What the exercise asks →
All of the lines below are to be transcribed faithfully, with pictures excluded from the copy.

Collected data →
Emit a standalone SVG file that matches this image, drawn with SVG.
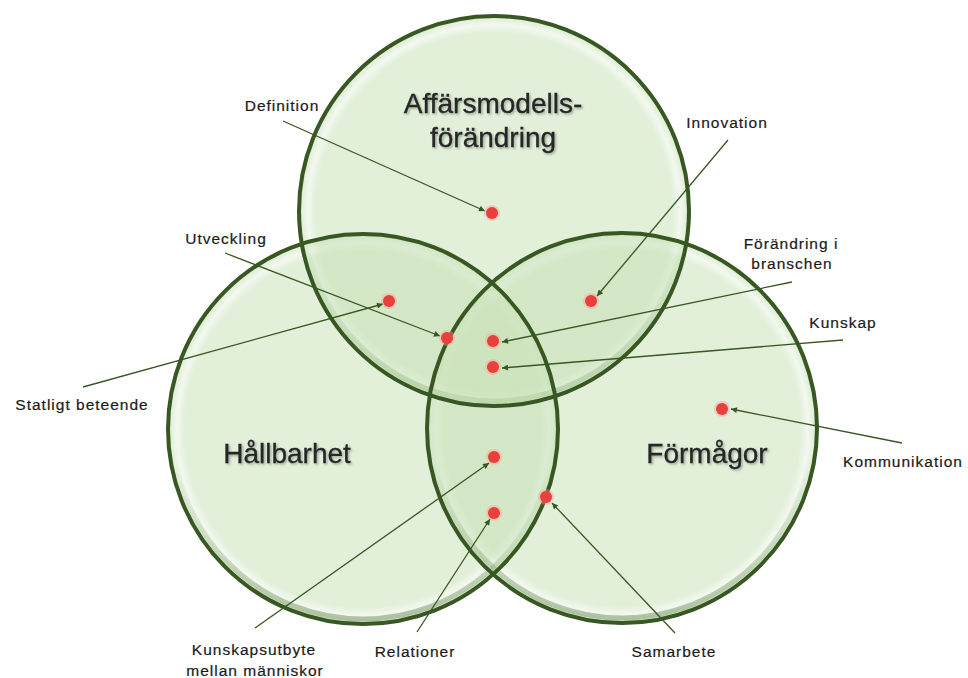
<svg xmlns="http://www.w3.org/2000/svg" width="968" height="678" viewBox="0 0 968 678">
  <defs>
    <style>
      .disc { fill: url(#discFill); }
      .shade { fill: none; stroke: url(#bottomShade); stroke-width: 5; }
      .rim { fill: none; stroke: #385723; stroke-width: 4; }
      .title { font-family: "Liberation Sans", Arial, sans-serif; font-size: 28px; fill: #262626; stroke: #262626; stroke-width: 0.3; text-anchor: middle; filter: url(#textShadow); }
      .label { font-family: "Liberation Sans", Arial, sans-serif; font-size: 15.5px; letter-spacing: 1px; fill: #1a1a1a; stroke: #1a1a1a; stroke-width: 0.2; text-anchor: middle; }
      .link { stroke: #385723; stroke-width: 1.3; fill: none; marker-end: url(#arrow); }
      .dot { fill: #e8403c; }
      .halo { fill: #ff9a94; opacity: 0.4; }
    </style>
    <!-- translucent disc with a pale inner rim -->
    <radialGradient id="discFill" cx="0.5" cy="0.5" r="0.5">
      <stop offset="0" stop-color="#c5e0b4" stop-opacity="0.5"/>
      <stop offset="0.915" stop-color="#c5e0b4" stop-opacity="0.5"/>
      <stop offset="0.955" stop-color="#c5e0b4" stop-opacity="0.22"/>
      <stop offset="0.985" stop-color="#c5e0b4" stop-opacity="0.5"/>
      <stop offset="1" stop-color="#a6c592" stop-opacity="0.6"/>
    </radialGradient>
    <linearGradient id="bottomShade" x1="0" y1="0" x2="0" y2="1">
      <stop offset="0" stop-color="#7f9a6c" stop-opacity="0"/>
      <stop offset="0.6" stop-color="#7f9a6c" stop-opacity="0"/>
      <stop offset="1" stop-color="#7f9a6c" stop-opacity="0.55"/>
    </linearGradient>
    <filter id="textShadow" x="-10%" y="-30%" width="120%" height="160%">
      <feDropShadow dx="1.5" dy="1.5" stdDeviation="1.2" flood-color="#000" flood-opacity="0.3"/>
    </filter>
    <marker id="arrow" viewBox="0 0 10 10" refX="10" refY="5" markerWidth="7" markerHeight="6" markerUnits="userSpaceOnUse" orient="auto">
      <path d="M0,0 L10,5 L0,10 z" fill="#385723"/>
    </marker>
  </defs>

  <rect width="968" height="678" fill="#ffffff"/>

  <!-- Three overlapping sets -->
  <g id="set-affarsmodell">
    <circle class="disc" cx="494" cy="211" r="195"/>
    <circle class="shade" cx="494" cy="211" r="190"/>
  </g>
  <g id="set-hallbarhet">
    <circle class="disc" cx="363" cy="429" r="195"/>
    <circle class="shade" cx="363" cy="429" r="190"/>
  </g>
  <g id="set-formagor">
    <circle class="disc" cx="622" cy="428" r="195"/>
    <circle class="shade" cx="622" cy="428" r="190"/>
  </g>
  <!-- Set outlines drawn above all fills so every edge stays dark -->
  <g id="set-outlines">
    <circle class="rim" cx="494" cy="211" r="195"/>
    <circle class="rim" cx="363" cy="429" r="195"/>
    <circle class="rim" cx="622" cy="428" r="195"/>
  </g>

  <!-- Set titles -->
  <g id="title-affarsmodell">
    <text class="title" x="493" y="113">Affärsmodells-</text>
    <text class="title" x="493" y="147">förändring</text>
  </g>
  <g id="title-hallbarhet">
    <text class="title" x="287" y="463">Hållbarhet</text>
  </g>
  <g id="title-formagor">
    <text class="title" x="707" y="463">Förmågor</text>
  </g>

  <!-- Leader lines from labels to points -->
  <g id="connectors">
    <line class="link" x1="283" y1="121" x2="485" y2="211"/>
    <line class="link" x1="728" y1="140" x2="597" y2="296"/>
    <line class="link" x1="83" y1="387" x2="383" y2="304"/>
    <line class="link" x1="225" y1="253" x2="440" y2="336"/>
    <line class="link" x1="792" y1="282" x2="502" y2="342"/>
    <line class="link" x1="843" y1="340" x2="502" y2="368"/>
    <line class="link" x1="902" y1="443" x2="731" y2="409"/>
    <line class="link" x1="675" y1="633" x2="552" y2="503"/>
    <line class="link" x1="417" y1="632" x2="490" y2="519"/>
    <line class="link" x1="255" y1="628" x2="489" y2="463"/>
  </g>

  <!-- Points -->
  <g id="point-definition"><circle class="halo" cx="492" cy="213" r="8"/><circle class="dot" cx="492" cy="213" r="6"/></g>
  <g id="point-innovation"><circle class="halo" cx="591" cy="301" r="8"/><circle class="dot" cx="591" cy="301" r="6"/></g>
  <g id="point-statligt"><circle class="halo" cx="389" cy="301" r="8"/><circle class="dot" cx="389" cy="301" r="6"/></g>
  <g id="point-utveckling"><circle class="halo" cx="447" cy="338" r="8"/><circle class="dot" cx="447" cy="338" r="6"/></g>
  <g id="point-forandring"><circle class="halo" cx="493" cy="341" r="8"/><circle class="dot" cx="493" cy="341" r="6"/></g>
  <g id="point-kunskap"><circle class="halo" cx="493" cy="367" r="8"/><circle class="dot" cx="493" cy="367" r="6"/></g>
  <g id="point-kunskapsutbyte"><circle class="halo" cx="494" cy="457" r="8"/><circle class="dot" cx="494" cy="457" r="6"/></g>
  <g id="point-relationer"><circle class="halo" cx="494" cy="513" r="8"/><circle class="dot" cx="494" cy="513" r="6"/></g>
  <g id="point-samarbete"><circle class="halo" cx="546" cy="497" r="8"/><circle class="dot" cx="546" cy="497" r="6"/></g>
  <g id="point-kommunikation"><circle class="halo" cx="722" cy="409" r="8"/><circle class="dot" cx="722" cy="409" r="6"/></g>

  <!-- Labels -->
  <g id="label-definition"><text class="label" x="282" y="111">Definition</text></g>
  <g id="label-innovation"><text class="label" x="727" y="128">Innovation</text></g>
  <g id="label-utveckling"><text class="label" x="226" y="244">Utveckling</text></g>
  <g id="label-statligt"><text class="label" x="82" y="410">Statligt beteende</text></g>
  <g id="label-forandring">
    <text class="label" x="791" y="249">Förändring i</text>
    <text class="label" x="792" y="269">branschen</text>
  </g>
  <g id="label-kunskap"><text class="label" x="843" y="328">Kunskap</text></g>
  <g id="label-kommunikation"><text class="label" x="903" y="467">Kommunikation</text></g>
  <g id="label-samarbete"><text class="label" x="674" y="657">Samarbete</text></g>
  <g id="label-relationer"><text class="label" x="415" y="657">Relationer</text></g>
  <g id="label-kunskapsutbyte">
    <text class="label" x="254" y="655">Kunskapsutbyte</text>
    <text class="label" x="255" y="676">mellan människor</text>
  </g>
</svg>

Worked solution →
Emit a standalone SVG file that matches this image, drawn with SVG.
<svg xmlns="http://www.w3.org/2000/svg" width="968" height="678" viewBox="0 0 968 678">
  <defs>
    <style>
      .disc { fill: url(#discFill); }
      .shade { fill: none; stroke: url(#bottomShade); stroke-width: 5; }
      .rim { fill: none; stroke: #385723; stroke-width: 4; }
      .title { font-family: "Liberation Sans", Arial, sans-serif; font-size: 28px; fill: #262626; stroke: #262626; stroke-width: 0.3; text-anchor: middle; filter: url(#textShadow); }
      .label { font-family: "Liberation Sans", Arial, sans-serif; font-size: 15.5px; letter-spacing: 1px; fill: #1a1a1a; stroke: #1a1a1a; stroke-width: 0.2; text-anchor: middle; }
      .link { stroke: #385723; stroke-width: 1.3; fill: none; marker-end: url(#arrow); }
      .dot { fill: #e8403c; }
      .halo { fill: #ff9a94; opacity: 0.4; }
    </style>
    <!-- translucent disc with a pale inner rim -->
    <radialGradient id="discFill" cx="0.5" cy="0.5" r="0.5">
      <stop offset="0" stop-color="#c5e0b4" stop-opacity="0.5"/>
      <stop offset="0.915" stop-color="#c5e0b4" stop-opacity="0.5"/>
      <stop offset="0.955" stop-color="#c5e0b4" stop-opacity="0.22"/>
      <stop offset="0.985" stop-color="#c5e0b4" stop-opacity="0.5"/>
      <stop offset="1" stop-color="#a6c592" stop-opacity="0.6"/>
    </radialGradient>
    <linearGradient id="bottomShade" x1="0" y1="0" x2="0" y2="1">
      <stop offset="0" stop-color="#7f9a6c" stop-opacity="0"/>
      <stop offset="0.6" stop-color="#7f9a6c" stop-opacity="0"/>
      <stop offset="1" stop-color="#7f9a6c" stop-opacity="0.55"/>
    </linearGradient>
    <filter id="textShadow" x="-10%" y="-30%" width="120%" height="160%">
      <feDropShadow dx="1.5" dy="1.5" stdDeviation="1.2" flood-color="#000" flood-opacity="0.3"/>
    </filter>
    <marker id="arrow" viewBox="0 0 10 10" refX="10" refY="5" markerWidth="7" markerHeight="6" markerUnits="userSpaceOnUse" orient="auto">
      <path d="M0,0 L10,5 L0,10 z" fill="#385723"/>
    </marker>
  </defs>

  <rect width="968" height="678" fill="#ffffff"/>

  <!-- Three overlapping sets -->
  <g id="set-affarsmodell">
    <circle class="disc" cx="494" cy="211" r="195"/>
    <circle class="shade" cx="494" cy="211" r="190"/>
  </g>
  <g id="set-hallbarhet">
    <circle class="disc" cx="363" cy="429" r="195"/>
    <circle class="shade" cx="363" cy="429" r="190"/>
  </g>
  <g id="set-formagor">
    <circle class="disc" cx="622" cy="428" r="195"/>
    <circle class="shade" cx="622" cy="428" r="190"/>
  </g>
  <!-- Set outlines drawn above all fills so every edge stays dark -->
  <g id="set-outlines">
    <circle class="rim" cx="494" cy="211" r="195"/>
    <circle class="rim" cx="363" cy="429" r="195"/>
    <circle class="rim" cx="622" cy="428" r="195"/>
  </g>

  <!-- Set titles -->
  <g id="title-affarsmodell">
    <text class="title" x="493" y="113">Affärsmodells-</text>
    <text class="title" x="493" y="147">förändring</text>
  </g>
  <g id="title-hallbarhet">
    <text class="title" x="287" y="463">Hållbarhet</text>
  </g>
  <g id="title-formagor">
    <text class="title" x="707" y="463">Förmågor</text>
  </g>

  <!-- Leader lines from labels to points -->
  <g id="connectors">
    <line class="link" x1="283" y1="121" x2="485" y2="211"/>
    <line class="link" x1="728" y1="140" x2="597" y2="296"/>
    <line class="link" x1="83" y1="387" x2="383" y2="304"/>
    <line class="link" x1="225" y1="253" x2="440" y2="336"/>
    <line class="link" x1="792" y1="282" x2="502" y2="342"/>
    <line class="link" x1="843" y1="340" x2="502" y2="368"/>
    <line class="link" x1="902" y1="443" x2="731" y2="409"/>
    <line class="link" x1="675" y1="633" x2="552" y2="503"/>
    <line class="link" x1="417" y1="632" x2="490" y2="519"/>
    <line class="link" x1="255" y1="628" x2="489" y2="463"/>
  </g>

  <!-- Points -->
  <g id="point-definition"><circle class="halo" cx="492" cy="213" r="8"/><circle class="dot" cx="492" cy="213" r="6"/></g>
  <g id="point-innovation"><circle class="halo" cx="591" cy="301" r="8"/><circle class="dot" cx="591" cy="301" r="6"/></g>
  <g id="point-statligt"><circle class="halo" cx="389" cy="301" r="8"/><circle class="dot" cx="389" cy="301" r="6"/></g>
  <g id="point-utveckling"><circle class="halo" cx="447" cy="338" r="8"/><circle class="dot" cx="447" cy="338" r="6"/></g>
  <g id="point-forandring"><circle class="halo" cx="493" cy="341" r="8"/><circle class="dot" cx="493" cy="341" r="6"/></g>
  <g id="point-kunskap"><circle class="halo" cx="493" cy="367" r="8"/><circle class="dot" cx="493" cy="367" r="6"/></g>
  <g id="point-kunskapsutbyte"><circle class="halo" cx="494" cy="457" r="8"/><circle class="dot" cx="494" cy="457" r="6"/></g>
  <g id="point-relationer"><circle class="halo" cx="494" cy="513" r="8"/><circle class="dot" cx="494" cy="513" r="6"/></g>
  <g id="point-samarbete"><circle class="halo" cx="546" cy="497" r="8"/><circle class="dot" cx="546" cy="497" r="6"/></g>
  <g id="point-kommunikation"><circle class="halo" cx="722" cy="409" r="8"/><circle class="dot" cx="722" cy="409" r="6"/></g>

  <!-- Labels -->
  <g id="label-definition"><text class="label" x="282" y="111">Definition</text></g>
  <g id="label-innovation"><text class="label" x="727" y="128">Innovation</text></g>
  <g id="label-utveckling"><text class="label" x="226" y="244">Utveckling</text></g>
  <g id="label-statligt"><text class="label" x="82" y="410">Statligt beteende</text></g>
  <g id="label-forandring">
    <text class="label" x="791" y="249">Förändring i</text>
    <text class="label" x="792" y="269">branschen</text>
  </g>
  <g id="label-kunskap"><text class="label" x="843" y="328">Kunskap</text></g>
  <g id="label-kommunikation"><text class="label" x="903" y="467">Kommunikation</text></g>
  <g id="label-samarbete"><text class="label" x="674" y="657">Samarbete</text></g>
  <g id="label-relationer"><text class="label" x="415" y="657">Relationer</text></g>
  <g id="label-kunskapsutbyte">
    <text class="label" x="254" y="655">Kunskapsutbyte</text>
    <text class="label" x="255" y="676">mellan människor</text>
  </g>
</svg>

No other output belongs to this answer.